Para o diretor holandês, o ser humano mostraria o pior de si se pudesse passar despercebido


MILLY LACOMBE
ESPECIAL PARA A FOLHA, EM LOS ANGELES

O que você faria se pudesse ficar invisível? Para o diretor Paul Verhoeven a resposta é simples: roubaria, mataria, estupraria. Uma resposta que condiz com a inquietação existencial desse holandês, conhecido em Hollywood por criar obras obscuras.
"Platão já escrevera que o homem, se pudesse ficar invisível e se livrar da opressão da sociedade, mostraria o pior de si", disse. "A verdade é que o homem só se comporta por causa das exigências sociais, da polícia, da punição", completou. "Caso contrário, seríamos todos criminosos."
E foi com isso em mente que Verhoeven levou às telas seu homem invisível. Quem espera assistir a um filme leve e sem grandes pretensões, como a comédia romântica que Chevy Chase e Daryl Hannah protagonizaram sob o tema ("Memórias de um Homem Invisível"), engana-se.
Kevin Bacon é Sebastian Caine, o cientista contratado pelo Pentágono para conduzir um estudo que busca a fórmula da invisibilidade. Experimentando a incrível e secretíssima descoberta nele mesmo, o cientista, seduzido pela liberdade que a transparência proporciona, acaba por transformar-se em um monstro. "Ele não é um homem perverso", defende Paul. "Ele se transforma em demônio no decorrer da trama."
"O Homem sem Sombra", ficção científica repleta de efeitos especiais de última geração e que já arrecadou quase US$ 80 milhões nos EUA, é, antes de mais nada, um thriller de terror e suspense.
Paul Verhoeven, 62, ficou conhecido em Hollywood quando dirigiu "Robocop", em 1987. Depois, emplacou sucessos como "Total Recall" (90) e "Instinto Selvagem" (92). Mas foi com "Showgirls" (95), a história de uma stripper em Las Vegas que tenta fazer carreira a qualquer custo, que ele mostrou seu lado mais sombrio. "Acho que não conseguiria fazer nada mais perverso do que isso", disse ele sobre "Showgirls".

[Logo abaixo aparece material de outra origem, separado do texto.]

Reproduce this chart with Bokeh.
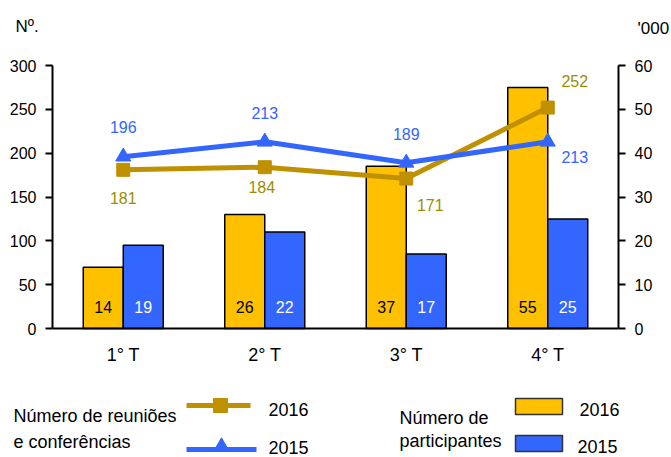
from bokeh.plotting import figure
from bokeh.models import (ColumnDataSource, Range1d, LinearAxis, FixedTicker)
from bokeh.transform import dodge
from bokeh.embed import file_html
from bokeh.resources import INLINE
from bokeh.core.properties import value

# ---- data ----
quarters = ["1° T", "2° T", "3° T", "4° T"]
meetings_2016 = [181, 184, 171, 252]
meetings_2015 = [196, 213, 189, 213]
participants_2016 = [14, 26, 37, 55]
participants_2015 = [19, 22, 17, 25]
left_ticks = [0, 50, 100, 150, 200, 250, 300]
right_ticks = [0, 10, 20, 30, 40, 50, 60]

# label offsets (style, pixels)
off16_x = [0, -3, 24, 27]
off16_y = [28, 20, 26, -27]
off15_x = [0, 0, 0, 27]
off15_y = [-30, -29, -29, 15]

FONT = value("Liberation Sans")
C16_BAR = "#FFC000"
C15_BAR = "#3366FF"
C16_LINE = "#BF9000"
C15_LINE = "#3366FF"
C16_TXT = "#9C8E00"
W, H = 671, 457

# layout geometry (pixels): plot area 52..618 horizontally, 65..328 vertically
PX_L, PX_R, PX_T, PX_B = 52, 618, 65, 328
n = len(quarters)
cat_px = (PX_R - PX_L) / n
x0 = -PX_L / cat_px
x1 = n + (W - PX_R) / cat_px
ppu = (PX_B - PX_T) / left_ticks[-1]
y0 = -(H - PX_B) / ppu
y1 = left_ticks[-1] + PX_T / ppu
ratio = left_ticks[-1] / right_ticks[-1]

xpos = [i + 0.5 for i in range(n)]  # category centres

src = ColumnDataSource(dict(
    x=xpos,
    m16=meetings_2016, m15=meetings_2015,
    p16=participants_2016, p15=participants_2015,
    m16s=[str(v) for v in meetings_2016], m15s=[str(v) for v in meetings_2015],
    p16s=[str(v) for v in participants_2016], p15s=[str(v) for v in participants_2015],
    o16x=off16_x, o16y=off16_y, o15x=off15_x, o15y=off15_y,
))

p = figure(width=W, height=H, x_range=Range1d(x0, x1), y_range=Range1d(y0, y1),
           output_backend="svg", toolbar_location=None, min_border=0,
           x_axis_location=None, y_axis_location=None)
p.extra_y_ranges = {"part": Range1d(y0 / ratio, y1 / ratio), "py": Range1d(H, 0)}
p.extra_x_ranges = {"px": Range1d(0, W)}
p.outline_line_color = None
p.grid.visible = False
p.background_fill_color = "white"
p.border_fill_color = "white"

bw = 40 / cat_px
p.vbar(x=dodge("x", -bw / 2), top="p16", width=bw, source=src,
       y_range_name="part", fill_color=C16_BAR, line_color="black", line_width=1.5)
p.vbar(x=dodge("x", bw / 2), top="p15", width=bw, source=src,
       y_range_name="part", fill_color=C15_BAR, line_color="black", line_width=1.5)

p.text(x=dodge("x", -bw / 2), y=0, text="p16s", source=src,
       y_range_name="part", y_offset=-22, text_align="center", text_baseline="middle",
       text_font=FONT, text_font_size="16px", text_color="black")
p.text(x=dodge("x", bw / 2), y=0, text="p15s", source=src,
       y_range_name="part", y_offset=-22, text_align="center", text_baseline="middle",
       text_font=FONT, text_font_size="16px", text_color="white")

p.line(x="x", y="m16", source=src, line_color=C16_LINE, line_width=5)
p.scatter(x="x", y="m16", source=src, marker="square", size=13,
          fill_color=C16_LINE, line_color=C16_LINE)
p.line(x="x", y="m15", source=src, line_color=C15_LINE, line_width=5)
p.scatter(x="x", y="m15", source=src, marker="triangle", size=15,
          fill_color=C15_LINE, line_color=C15_LINE)

p.text(x="x", y="m16", text="m16s", source=src, x_offset="o16x", y_offset="o16y",
       text_align="center", text_baseline="middle", text_font=FONT,
       text_font_size="16px", text_color=C16_TXT)
p.text(x="x", y="m15", text="m15s", source=src, x_offset="o15x", y_offset="o15y",
       text_align="center", text_baseline="middle", text_font=FONT,
       text_font_size="16px", text_color=C15_LINE)

def style_axis(ax, size="16px"):
    ax.axis_line_width = 2
    ax.axis_line_color = "black"
    ax.major_tick_line_width = 2
    ax.major_tick_line_color = "black"
    ax.minor_tick_line_color = None
    ax.major_label_text_font = "Liberation Sans"
    ax.major_label_text_font_size = size
    ax.major_label_text_color = "black"
    ax.major_tick_in = 0
    ax.major_tick_out = 7
    ax.major_label_standoff = 9

ya = LinearAxis(ticker=FixedTicker(ticks=left_ticks), fixed_location=0,
                bounds=(left_ticks[0], left_ticks[-1]))
style_axis(ya)
p.add_layout(ya, "left")

ra = LinearAxis(y_range_name="part", ticker=FixedTicker(ticks=right_ticks),
                fixed_location=n, bounds=(right_ticks[0], right_ticks[-1]))
style_axis(ra)
p.add_layout(ra, "right")

xa = LinearAxis(ticker=FixedTicker(ticks=xpos), fixed_location=0, bounds=(0, n),
                major_label_overrides={xv: q for xv, q in zip(xpos, quarters)})
style_axis(xa, "18px")
xa.major_tick_line_color = None
xa.major_tick_out = 0
xa.major_label_standoff = 16
p.add_layout(xa, "below")

# ---- header and legend texts (page pixel coordinates) ----
def ptext(x, y, t, size="18px"):
    p.text(x=[x], y=[y], text=[t], text_font=FONT, text_font_size=size,
           text_align="left", text_baseline="alphabetic", text_color="black",
           x_range_name="px", y_range_name="py")

ptext(15, 26, "Nº.", "17px")
ptext(637, 28, "'000", "17px")

ptext(13, 415, "Número de reuniões")
ptext(13, 441, "e conferências")
p.line(x=[186, 250], y=[405, 405], line_color=C16_LINE, line_width=5,
       x_range_name="px", y_range_name="py")
p.scatter(x=[220], y=[405], marker="square", size=14, fill_color=C16_LINE,
          line_color=C16_LINE, x_range_name="px", y_range_name="py")
p.line(x=[186, 256], y=[449, 449], line_color=C15_LINE, line_width=5,
       x_range_name="px", y_range_name="py")
p.scatter(x=[221], y=[446], marker="triangle", size=15, fill_color=C15_LINE,
          line_color=C15_LINE, x_range_name="px", y_range_name="py")
ptext(268, 409, "2016")
ptext(268, 447, "2015")

ptext(399, 417, "Número de")
ptext(399, 440, "participantes")
p.quad(left=[515], right=[562], top=[398], bottom=[414], fill_color=C16_BAR,
       line_color="#333333", line_width=1.5, x_range_name="px", y_range_name="py")
p.quad(left=[515], right=[562], top=[435], bottom=[451], fill_color=C15_BAR,
       line_color="#333333", line_width=1.5, x_range_name="px", y_range_name="py")
ptext(579, 409, "2016")
ptext(577, 446, "2015")

open("out.html", "w").write(file_html(p, INLINE))
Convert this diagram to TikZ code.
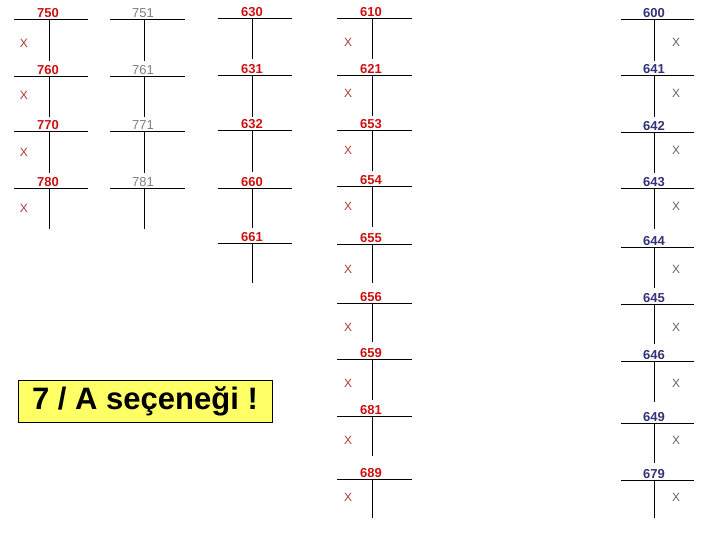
\documentclass[tikz,border=0pt]{standalone}
\usepackage{fontspec}
\setmainfont{Liberation Sans}
\definecolor{accred}{HTML}{CC1111}
\definecolor{accgray}{HTML}{808080}
\definecolor{accblue}{HTML}{333377}
\definecolor{xred}{HTML}{B03A3A}
\definecolor{xgray}{HTML}{666666}
\definecolor{noteyellow}{HTML}{FFFF66}
\tikzset{
  tline/.style={line width=1pt},
  redlbl/.style={anchor=base, inner sep=0pt, text=accred, font=\fontsize{13}{15}\selectfont\bfseries},
  graylbl/.style={anchor=base, inner sep=0pt, text=accgray, font=\fontsize{13}{15}\selectfont},
  bluelbl/.style={anchor=base, inner sep=0pt, text=accblue, font=\fontsize{13}{15}\selectfont\bfseries},
  redx/.style={inner sep=0pt, text=xred, font=\fontsize{12}{14}\selectfont},
  grayx/.style={inner sep=0pt, text=xgray, font=\fontsize{12}{14}\selectfont},
  notebox/.style={draw, line width=1pt, fill=noteyellow, minimum width=254pt, minimum height=42pt, font=\fontsize{31}{36}\selectfont\bfseries}
}
\begin{document}
\begin{tikzpicture}[x=1pt,y=-1pt]
\useasboundingbox (0,0) rectangle (720,540);

% First column: 750 - 780
\draw[tline] (14,20) -- (88,20) (49,20) -- (49,61);
\node[redlbl] (a750) at (48,18) {750};
\node[redx] (x750) at (24,43) {X};
\draw[tline] (14,77) -- (88,77) (49,77) -- (49,117);
\node[redlbl] (a760) at (48,75) {760};
\node[redx] (x760) at (24,95) {X};
\draw[tline] (14,132) -- (88,132) (49,132) -- (49,173);
\node[redlbl] (a770) at (48,130) {770};
\node[redx] (x770) at (24,152) {X};
\draw[tline] (14,189) -- (88,189) (49,189) -- (49,229);
\node[redlbl] (a780) at (48,187) {780};
\node[redx] (x780) at (24,208) {X};

% Second column: 751 - 781
\draw[tline] (110,20) -- (185,20) (144,20) -- (144,61);
\node[graylbl] (a751) at (143,18) {751};
\draw[tline] (110,77) -- (185,77) (144,77) -- (144,117);
\node[graylbl] (a761) at (143,75) {761};
\draw[tline] (110,132) -- (185,132) (144,132) -- (144,173);
\node[graylbl] (a771) at (143,130) {771};
\draw[tline] (110,189) -- (185,189) (144,189) -- (144,229);
\node[graylbl] (a781) at (143,187) {781};

% Third column: 630 - 661
\draw[tline] (218,19) -- (292,19) (252,19) -- (252,59);
\node[redlbl] (a630) at (252,17) {630};
\draw[tline] (218,76) -- (292,76) (252,76) -- (252,117);
\node[redlbl] (a631) at (252,74) {631};
\draw[tline] (218,131) -- (292,131) (252,131) -- (252,172);
\node[redlbl] (a632) at (252,129) {632};
\draw[tline] (218,189) -- (292,189) (252,189) -- (252,228);
\node[redlbl] (a660) at (252,187) {660};
\draw[tline] (218,243) -- (292,243) (252,243) -- (252,283);
\node[redlbl] (a661) at (252,241) {661};

% Fourth column: 610 - 689
\draw[tline] (337,19) -- (412,19) (372,19) -- (372,59);
\node[redlbl] (a610) at (371,17) {610};
\node[redx] (x610) at (348,42) {X};
\draw[tline] (337,76) -- (412,76) (372,76) -- (372,116);
\node[redlbl] (a621) at (371,74) {621};
\node[redx] (x621) at (348,93) {X};
\draw[tline] (337,131) -- (412,131) (372,131) -- (372,171);
\node[redlbl] (a653) at (371,129) {653};
\node[redx] (x653) at (348,150) {X};
\draw[tline] (337,187) -- (412,187) (372,187) -- (372,227);
\node[redlbl] (a654) at (371,185) {654};
\node[redx] (x654) at (348,206) {X};
\draw[tline] (337,244) -- (412,244) (372,244) -- (372,283);
\node[redlbl] (a655) at (371,242) {655};
\node[redx] (x655) at (348,269) {X};
\draw[tline] (337,303) -- (412,303) (372,303) -- (372,342);
\node[redlbl] (a656) at (371,301) {656};
\node[redx] (x656) at (348,327) {X};
\draw[tline] (337,359) -- (412,359) (372,359) -- (372,400);
\node[redlbl] (a659) at (371,357) {659};
\node[redx] (x659) at (348,383) {X};
\draw[tline] (337,416) -- (412,416) (372,416) -- (372,456);
\node[redlbl] (a681) at (371,414) {681};
\node[redx] (x681) at (348,440) {X};
\draw[tline] (337,479) -- (412,479) (372,479) -- (372,518);
\node[redlbl] (a689) at (371,477) {689};
\node[redx] (x689) at (348,497) {X};

% Fifth column: 600 - 679
\draw[tline] (621,20) -- (694,20) (654,20) -- (654,61);
\node[bluelbl] (a600) at (654,18) {600};
\node[grayx] (x600) at (676,42) {X};
\draw[tline] (621,76) -- (694,76) (654,76) -- (654,117);
\node[bluelbl] (a641) at (654,74) {641};
\node[grayx] (x641) at (676,93) {X};
\draw[tline] (621,133) -- (694,133) (654,133) -- (654,173);
\node[bluelbl] (a642) at (654,131) {642};
\node[grayx] (x642) at (676,150) {X};
\draw[tline] (621,189) -- (694,189) (654,189) -- (654,229);
\node[bluelbl] (a643) at (654,187) {643};
\node[grayx] (x643) at (676,206) {X};
\draw[tline] (621,247) -- (694,247) (654,247) -- (654,288);
\node[bluelbl] (a644) at (654,245) {644};
\node[grayx] (x644) at (676,269) {X};
\draw[tline] (621,304) -- (694,304) (654,304) -- (654,344);
\node[bluelbl] (a645) at (654,302) {645};
\node[grayx] (x645) at (676,327) {X};
\draw[tline] (621,361) -- (694,361) (654,361) -- (654,402);
\node[bluelbl] (a646) at (654,359) {646};
\node[grayx] (x646) at (676,383) {X};
\draw[tline] (621,423) -- (694,423) (654,423) -- (654,463);
\node[bluelbl] (a649) at (654,421) {649};
\node[grayx] (x649) at (676,440) {X};
\draw[tline] (621,480) -- (694,480) (654,480) -- (654,518);
\node[bluelbl] (a679) at (654,478) {679};
\node[grayx] (x679) at (676,497) {X};

% Yellow note
\node[notebox] (note) at (145,401) {7 / A seçeneği !};
\end{tikzpicture}
\end{document}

Para melhor entender a complexidade interior desse sujeito, deve-se saber o seguinte: Paul Verhoeven é formado em física, tem doutorado em matemática, integrou o Exército holandês, fez carreira em Hollywood e há 15 anos estuda profundamente a vida de Jesus Cristo. "Entendo o personagem de Bacon porque, se eu ficasse invisível, talvez tivesse algumas de suas atitudes", disse.
"O que me separa da criminalidade é o cinema. Minhas obras são reflexos do que sou. Uso meus filmes para extravasar essa minha inquietação e, com o passar dos anos, tenho conseguido me transformar em um sujeito mais normal", disse, rindo da dificuldade em encontrar o adjetivo adequado para se autodescrever.
"Os filmes apenas refletem a sociedade. Não se pode dizer que filmes inspirem violência, isso é uma bobagem. Eles são apenas reflexos dela. O mesmo vale para o sexo. Filmes refletem desejos e realidades inerentes ao homem."
Há 15 anos ele participa de reuniões semanais para estudar a vida de Cristo. O grupo analisa a vida de Jesus e a intenção de Verhoeven é, claro, transformar a história em filme. "Tudo o que posso dizer é que vai ser polêmico."